32nd King of Bone

Personal details
- Born: 1885
- Died: 18 April 1967 (aged 81–82)
- Children: Andi Abdullah Bau Massepe
- Awards: National Hero of Indonesia

Military service
- Branch/service: Royal Army of Gowa

= Andi Mappanyukki =

Indonesian national hero

Andi Mappanyukki, also spelt as Andi Mappanjukki, (1885 – 18 April 1967), was the 32nd King of Bone and an Indonesian rebel who fought against the Dutch from the 1920s to the 1930s. A National Hero of Indonesia, he was the father of Andi Abdullah Bau Massepe. He was a scion of both the houses of Gowa and Bone.

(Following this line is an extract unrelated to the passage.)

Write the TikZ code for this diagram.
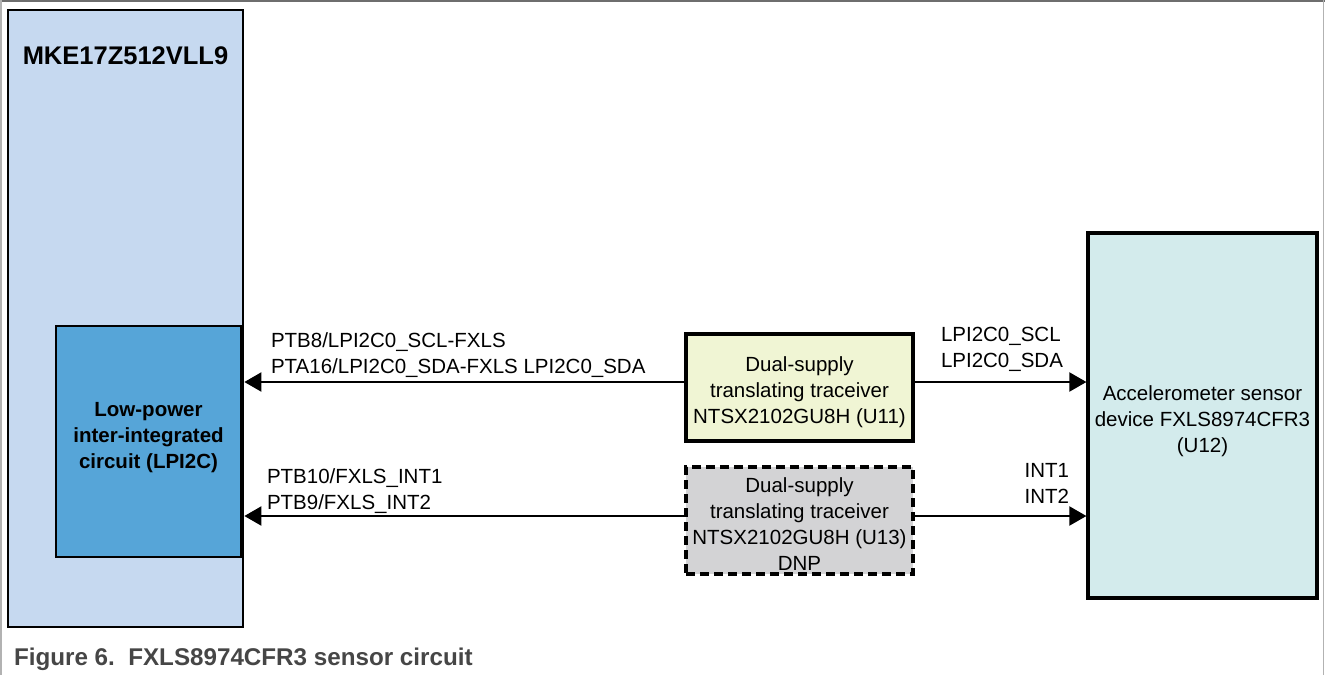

Born the son of I Makkulau Daeng Serang Karaeng Lembangparang, Sultan of Gowa, his father appointed him Lieutenant of the Royal Army of Gowa in 1905 after a rebellion against the Dutch broke out. When his father died, he continued with guerrilla warfare. In 1931, he was appointed ruler of Bone after a 26-year interregnum.

Dying on 18 April 1967, in Jongaya, he was buried at Panaikang Ujung Pandang with state honours, and later on 10 November 2004 declared a National Hero of Indonesia by Presidential Decree No. 089 / TK / TH 2004.